The proposal provides a cut-off date of Brexit day - 29 March 2019 - for those to be covered by the rules. Babies born after that date to people who have qualified under these rules will be included in the agreement. Under the plan EU citizens legally resident in the UK and UK citizens in the EU will be able to leave for up to five years before losing the rights they will have as part of the proposed Brexit deal.

If visitors from EU countries wanted to work, study or settle in the UK they would have to apply for permission under the proposals.

No agreement has been reached yet, however. If it is decided that EU citizens will need visas to come to the UK in the future, then UK citizens will need visas to travel to the EU.

Will EU nationals have to leave the UK if there's no deal?

Nobody really knows what it would mean for recent arrivals, but it's worth saying that even if no Brexit deal was done, EU nationals with a right to permanent residence, which is granted after they have lived in the UK for five years, should not see their rights affected after Brexit. With rising talk of a no deal Brexit, Mrs May has said EU citizens in the UK will be able to stay even if there is no deal done on Brexit.

How will EU citizens apply for the new status?

UK government ministers say there will be an online system - similar to one used to renew driving licences - that will take minutes to complete with a fee similar to getting a passport, which is about £72. Read more details here: UK unveils EU citizen registration plan

What about EU nationals who want to work in the UK?
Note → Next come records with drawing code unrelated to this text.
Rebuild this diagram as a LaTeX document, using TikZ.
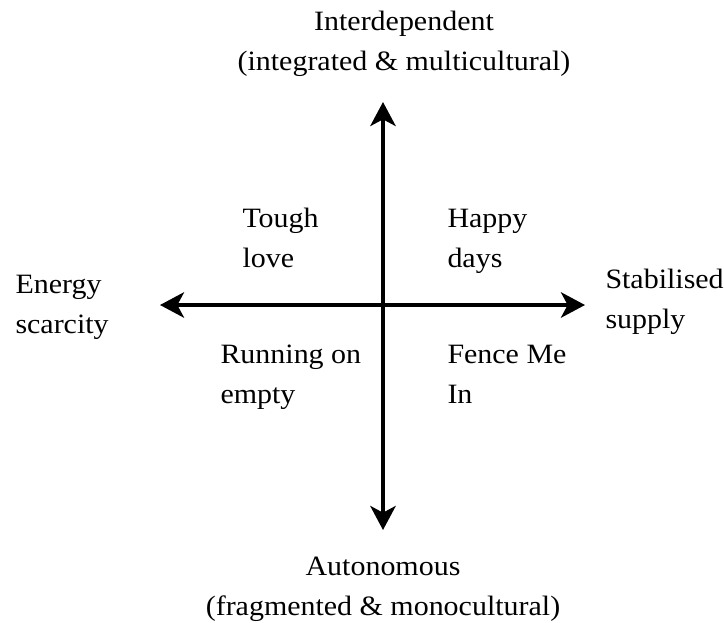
\documentclass[tikz,border=0pt]{standalone}
\usepackage{fontspec}
\setmainfont{Liberation Serif}[FakeStretch=1.07]
\usetikzlibrary{arrows.meta}

\tikzset{every picture/.style={line width=0.75pt}}
\tikzset{
  axisline/.style={line width=3pt, -{Stealth[length=18pt, width=19pt, inset=5pt]}},
  lbl/.style={anchor=base west, inner sep=0pt, align=left, font=\fontsize{21}{30}\selectfont},
  clbl/.style={anchor=base, inner sep=0pt, align=center, font=\fontsize{21}{30}\selectfont}
}

\begin{document}
\begin{tikzpicture}[x=0.75pt,y=0.75pt,yscale=-1,xscale=1]
\useasboundingbox (0,0) rectangle (724,622);

%Axis ends
\coordinate (o) at (383,305);
\coordinate (top) at (383,102);
\coordinate (bottom) at (383,530);
\coordinate (left) at (160,305);
\coordinate (right) at (585,305);

%Straight Lines [vertical]
\draw [axisline] (o) -- (top) ;
\draw [axisline] (o) -- (bottom) ;
%Straight Lines [horizontal]
\draw [axisline] (o) -- (left) ;
\draw [axisline] (o) -- (right) ;

% Text Node
\node (interdep) [clbl] at (404,70) {Interdependent\\(integrated \& multicultural)};
% Text Node
\node (auton) [clbl] at (383,615) {Autonomous\\(fragmented \& monocultural)};
% Text Node
\node (energy) [lbl] at (15,333) {Energy\\scarcity};
% Text Node
\node (stab) [lbl] at (605,328) {Stabilised\\supply};
% Text Node
\node (tough) [lbl] at (242,267) {Tough\\love};
% Text Node
\node (happy) [lbl] at (447,267) {Happy\\days};
% Text Node
\node (running) [lbl] at (220,403) {Running on\\empty};
% Text Node
\node (fence) [lbl] at (447,403) {Fence Me\\In};

\end{tikzpicture}
\end{document}
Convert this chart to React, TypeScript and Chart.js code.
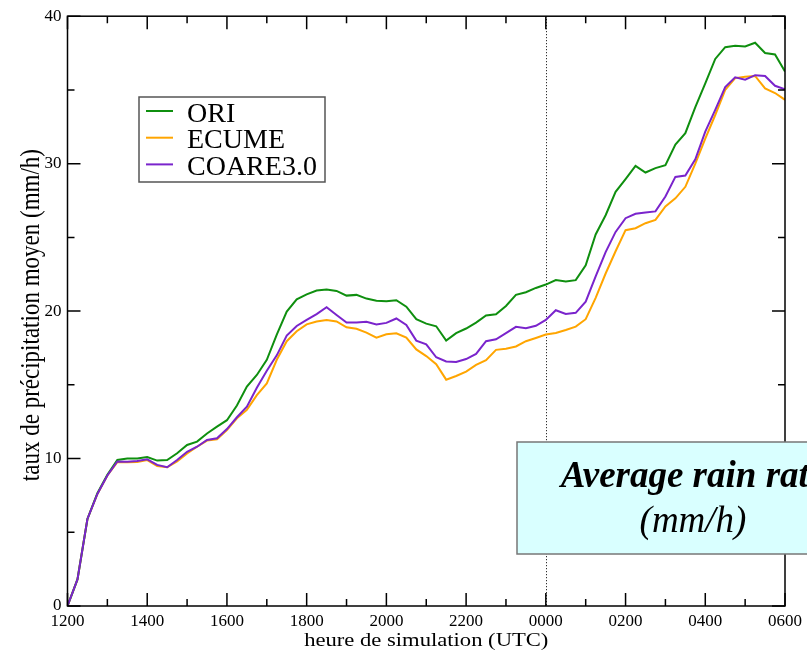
import React, { useEffect, useRef } from "react";
import { Chart, registerables } from "chart.js";

Chart.register(...registerables);

// hours since 1200 UTC
const hours = [
  0, 0.25, 0.5, 0.75, 1, 1.25, 1.5, 1.75, 2, 2.25, 2.5, 2.75, 3, 3.25, 3.5, 3.75,
  4, 4.25, 4.5, 4.75, 5, 5.25, 5.5, 5.75, 6, 6.25, 6.5, 6.75, 7, 7.25, 7.5, 7.75,
  8, 8.25, 8.5, 8.75, 9, 9.25, 9.5, 9.75, 10, 10.25, 10.5, 10.75, 11, 11.25, 11.5, 11.75,
  12, 12.25, 12.5, 12.75, 13, 13.25, 13.5, 13.75, 14, 14.25, 14.5, 14.75, 15, 15.25, 15.5, 15.75,
  16, 16.25, 16.5, 16.75, 17, 17.25, 17.5, 17.75, 18,
];

const tickLabels = ["1200", "1400", "1600", "1800", "2000", "2200", "0000", "0200", "0400", "0600"];

const ori = [
  0, 1.8, 5.9, 7.65, 8.9, 9.9, 10.0, 10.0, 10.1, 9.86, 9.9, 10.36, 10.92, 11.15, 11.7, 12.16,
  12.6, 13.6, 14.88, 15.67, 16.7, 18.4, 19.97, 20.8, 21.14, 21.4, 21.46, 21.37, 21.05, 21.1, 20.85, 20.7,
  20.67, 20.74, 20.3, 19.45, 19.15, 18.97, 18.0, 18.5, 18.82, 19.22, 19.7, 19.78, 20.35, 21.1, 21.28, 21.57,
  21.8, 22.1, 22.0, 22.1, 23.1, 25.2, 26.5, 28.09, 28.95, 29.85, 29.4, 29.7, 29.9, 31.3, 32.07, 33.83,
  35.45, 37.1, 37.9, 38.0, 37.95, 38.2, 37.5, 37.4, 36.25,
];

const ecume = [
  0, 1.8, 5.9, 7.6, 8.85, 9.75, 9.75, 9.77, 9.9, 9.5, 9.41, 9.8, 10.35, 10.8, 11.22, 11.3,
  11.94, 12.73, 13.3, 14.3, 15.1, 16.7, 17.96, 18.63, 19.1, 19.3, 19.4, 19.3, 18.9, 18.8, 18.54, 18.2,
  18.43, 18.5, 18.2, 17.4, 16.95, 16.4, 15.35, 15.6, 15.9, 16.35, 16.67, 17.37, 17.45, 17.6, 17.96, 18.18,
  18.41, 18.52, 18.72, 18.95, 19.45, 20.9, 22.55, 24.06, 25.49, 25.62, 25.96, 26.19, 27.1, 27.65, 28.43, 30.0,
  31.7, 33.3, 35.0, 35.8, 35.9, 35.95, 35.1, 34.79, 34.33,
];

const coare = [
  0, 1.8, 5.9, 7.6, 8.85, 9.8, 9.79, 9.84, 9.95, 9.57, 9.41, 9.9, 10.46, 10.8, 11.26, 11.37,
  12.0, 12.8, 13.52, 14.8, 15.95, 17.0, 18.34, 18.99, 19.4, 19.8, 20.26, 19.74, 19.22, 19.22, 19.27, 19.1,
  19.2, 19.5, 19.06, 18.0, 17.75, 16.87, 16.58, 16.55, 16.75, 17.1, 17.96, 18.09, 18.5, 18.93, 18.84, 19.0,
  19.4, 20.06, 19.81, 19.88, 20.64, 22.35, 24.0, 25.37, 26.3, 26.6, 26.69, 26.76, 27.77, 29.1, 29.19, 30.3,
  32.17, 33.65, 35.2, 35.85, 35.7, 36.0, 35.95, 35.28, 35.05,
];

const seriesNames = ["ORI", "ECUME", "COARE3.0"];
const seriesColors = ["#0f8f0f", "#ffa500", "#7a24cc"];
const midnightHour = 12;
const xTitle = "heure de simulation (UTC)";
const yTitle = "taux de précipitation moyen (mm/h)";
const noteLines = ["Average rain rate", "(mm/h)"];

const SERIF = "'Liberation Serif', 'Times New Roman', serif";

const decorPlugin = {
  id: "decor",
  beforeDatasetsDraw(chart: any) {
    const { ctx, chartArea, scales } = chart;
    const px = scales.x.getPixelForValue(midnightHour);
    ctx.save();
    ctx.strokeStyle = "#000";
    ctx.lineWidth = 1;
    ctx.setLineDash([1, 2]);
    ctx.beginPath();
    ctx.moveTo(Math.round(px) + 0.5, chartArea.top);
    ctx.lineTo(Math.round(px) + 0.5, chartArea.bottom);
    ctx.stroke();
    ctx.restore();
  },
  afterDraw(chart: any) {
    const { ctx, chartArea, scales } = chart;
    const { left, right, top, bottom } = chartArea;
    const xs = scales.x;
    const ys = scales.y;
    ctx.save();
    // frame
    ctx.strokeStyle = "#000";
    ctx.lineWidth = 1.5;
    ctx.strokeRect(left, top, right - left, bottom - top);

    // ticks (inward)
    const drawX = (v: number, len: number) => {
      const p = xs.getPixelForValue(v);
      ctx.beginPath();
      ctx.moveTo(p, bottom);
      ctx.lineTo(p, bottom - len);
      ctx.moveTo(p, top);
      ctx.lineTo(p, top + len);
      ctx.stroke();
    };
    const drawY = (v: number, len: number) => {
      const p = ys.getPixelForValue(v);
      ctx.beginPath();
      ctx.moveTo(left, p);
      ctx.lineTo(left + len, p);
      ctx.moveTo(right, p);
      ctx.lineTo(right - len, p);
      ctx.stroke();
    };
    const xt = xs.ticks.map((t: any) => t.value);
    xt.forEach((v: number, i: number) => {
      drawX(v, 13);
      if (i < xt.length - 1) drawX((v + xt[i + 1]) / 2, 7);
    });
    const yt = ys.ticks.map((t: any) => t.value);
    yt.forEach((v: number, i: number) => {
      drawY(v, 13);
      if (i < yt.length - 1) drawY((v + yt[i + 1]) / 2, 7);
    });

    // axis titles
    ctx.fillStyle = "#000";
    ctx.textAlign = "center";
    ctx.textBaseline = "alphabetic";
    ctx.save();
    ctx.translate((left + right) / 2, 646);
    ctx.scale(1.19, 1);
    ctx.font = `19px ${SERIF}`;
    ctx.fillText(xTitle, 0, 0);
    ctx.restore();

    ctx.save();
    ctx.translate(39, (top + bottom) / 2 + 4);
    ctx.rotate(-Math.PI / 2);
    ctx.scale(1, 1.2);
    ctx.font = `23px ${SERIF}`;
    ctx.fillText(yTitle, 0, 0);
    ctx.restore();

    // legend
    ctx.fillStyle = "#fff";
    ctx.fillRect(139, 97, 186, 85);
    ctx.strokeStyle = "#555";
    ctx.lineWidth = 1.5;
    ctx.strokeRect(139, 97, 186, 85);
    ctx.font = `28px ${SERIF}`;
    ctx.textAlign = "left";
    chart.data.datasets.forEach((ds: any, i: number) => {
      const base = 121.5 + i * 26.7;
      ctx.strokeStyle = ds.borderColor;
      ctx.lineWidth = 2;
      ctx.beginPath();
      ctx.moveTo(146, base - 10.5);
      ctx.lineTo(173, base - 10.5);
      ctx.stroke();
      ctx.fillStyle = "#000";
      ctx.fillText(ds.label, 187, base);
    });

    // annotation box
    ctx.fillStyle = "#d9ffff";
    ctx.fillRect(517, 442, 360, 112);
    ctx.strokeStyle = "#777";
    ctx.lineWidth = 1.5;
    ctx.strokeRect(517, 442, 360, 112);
    ctx.fillStyle = "#000";
    ctx.textAlign = "center";
    ctx.font = `italic bold 37px ${SERIF}`;
    ctx.fillText(noteLines[0], 693, 487);
    ctx.font = `italic 37px ${SERIF}`;
    ctx.fillText(noteLines[1], 693, 532);
    ctx.restore();
  },
};

export default function App() {
  const ref = useRef<HTMLCanvasElement>(null);
  useEffect(() => {
    document.body.style.margin = "0";
    const canvas = ref.current!;
    const data = [ori, ecume, coare];
    const chart = new Chart(canvas, {
      type: "line",
      data: {
        datasets: seriesNames.map((name, i) => ({
          label: name,
          data: hours.map((h, j) => ({ x: h, y: data[i][j] })),
          borderColor: seriesColors[i],
          backgroundColor: seriesColors[i],
          borderWidth: 2,
          pointRadius: 0,
          tension: 0,
          order: i === 2 ? 0 : i + 1,
        })),
      },
      options: {
        responsive: false,
        animation: false,
        events: [],
        layout: { padding: { top: 16, right: 19.5, left: 0, bottom: 0 } },
        plugins: { legend: { display: false }, tooltip: { enabled: false } },
        scales: {
          x: {
            type: "linear",
            min: 0,
            max: 18,
            grid: { display: false, drawTicks: false },
            border: { display: false },
            ticks: {
              stepSize: 2,
              padding: 5,
              color: "#000",
              maxRotation: 0,
              font: { family: SERIF, size: 17 },
              callback: (v: any) => tickLabels[Math.round(Number(v) / 2)] ?? "",
            },
            afterFit: (s: any) => {
              s.height = 46;
            },
          },
          y: {
            min: 0,
            max: 40,
            grid: { display: false, drawTicks: false },
            border: { display: false },
            ticks: {
              stepSize: 10,
              padding: 6,
              color: "#000",
              font: { family: SERIF, size: 17 },
            },
            afterFit: (s: any) => {
              s.width = 67.5;
            },
          },
        },
      },
      plugins: [decorPlugin],
    } as any);
    return () => chart.destroy();
  }, []);
  return <canvas ref={ref} width={807} height={652} style={{ display: "block" }} />;
}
Any EU citizen already living and working in the UK will be able to carry on working and living in the UK after Brexit. The current plan is that even after Brexit, people from the EU will be able to move to work in the UK during a "transition" phase of about two years. There is also some debate over whether they will have the same rights as those who came before, with possible restrictions on access to benefits or to vote in local elections. The EU wants them to have the same rights as now - the UK doesn't.

What happens after the transition period has yet to be decided, although it is widely expected that there will be a work permit system along the lines of that for non-EU national.